Desai: Coming back to financing for MSMEs. The federal government budget in February had some announcements about increasing access to finance for those companies. Could that affect how financial institutions and platforms can help small businesses?

Jain: A major announcement that stands out for MSMEs is the change in the classification limits for MSMEs – the thresholds for turnover and investment have been significantly increased.

This change will allow MSMEs to grow their investments and still retain their MSME status, which is important. It recognises that as businesses become more efficient and adopt new technologies, they shouldn’t be losing their MSME classification simply because they’ve grown.

Now, regarding trade exchanges and banks: as was rightly pointed out earlier, trade exchanges still represent a relatively small part of the overall financing ecosystem. In the past two or three years, we’ve seen some traction; we’re now looking at over Rs2tn (US$23.2bn) in annual volume across the four trade exchanges. If there is insurance cover and secondary market sales, that may help boost volumes further.

At HDFC Bank, we follow a three-pronged strategy for MSMEs: appetite, access and approach. First, appetite: we hold around relatively very large market share in MSME lending. Second, access: this is where collaboration comes in.

On one side, with over 9,000 branches, we already offer strong physical access, and on the other side technology is helping us to extend digital access. This allows us to reach even the smallest segments in society.

Finally, approach: this is something traditional banks are uniquely positioned to manage. For instance, we have a dedicated MSME vertical focused solely on supporting MSMEs.

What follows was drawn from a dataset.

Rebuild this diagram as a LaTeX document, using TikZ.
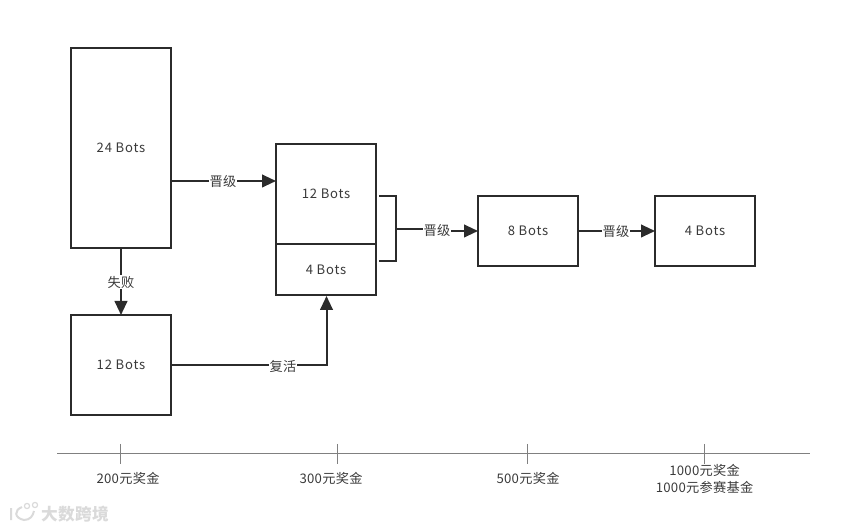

This is where fintech may have a more limited role, and traditional banking expertise becomes critical, particularly when it comes to advisory services.

 

Desai: In 30 seconds or less, what are your final comments and what is your institution going to be doing over the next three years during a likely period of strong growth in India?

Juneja: Making sure we harness the potential that Gen AI and data analytics can provide. Data analysis can definitely help us improve the conversations that each one of us has with our clients, making sure that we can provide them intelligent insights.

Jain: Our focus is to be present wherever required to cater to all segments of the society and will continue to explore digitalisation to increase digital reach and to create further efficiency.

Gupta: I tend to echo what Sunil and Malika said. I think digital is one area the bank is focusing on to see how we can ensure the customer journey is seamless, and then provide a better customer experience.

Morita: Population and GDP define the economy and scale of the banks. We want to replicate what we have done in Japan into India, where we believe there will be significant growth, and we are looking at further investments.

Debnath: I was very happy to hear everyone talk about technology. But for me, the biggest thing that keeps me awake right now, and what we are focusing on, is how to incorporate Gen AI in every aspect of work that we are doing. For work that comes up, we ask whether AI can do it. That approach will translate into the products and services that we are able to offer to people around the room.

Das: We’ll continue to do this primary work of supporting the market through counter-cyclical intervention. These geopolitical disruptions are happening and ECGC is expected to help SMEs survive this disruption.

Wadhwa: One core focus is a mindset change from selling products to providing solutions. Because the corporate world has changed and there is nothing standard that we are selling to.

Second, on the technology side, corporates in trade have eliminated paper, but they have not necessarily adopted technology integrations. We are nowhere close to what the industry should be.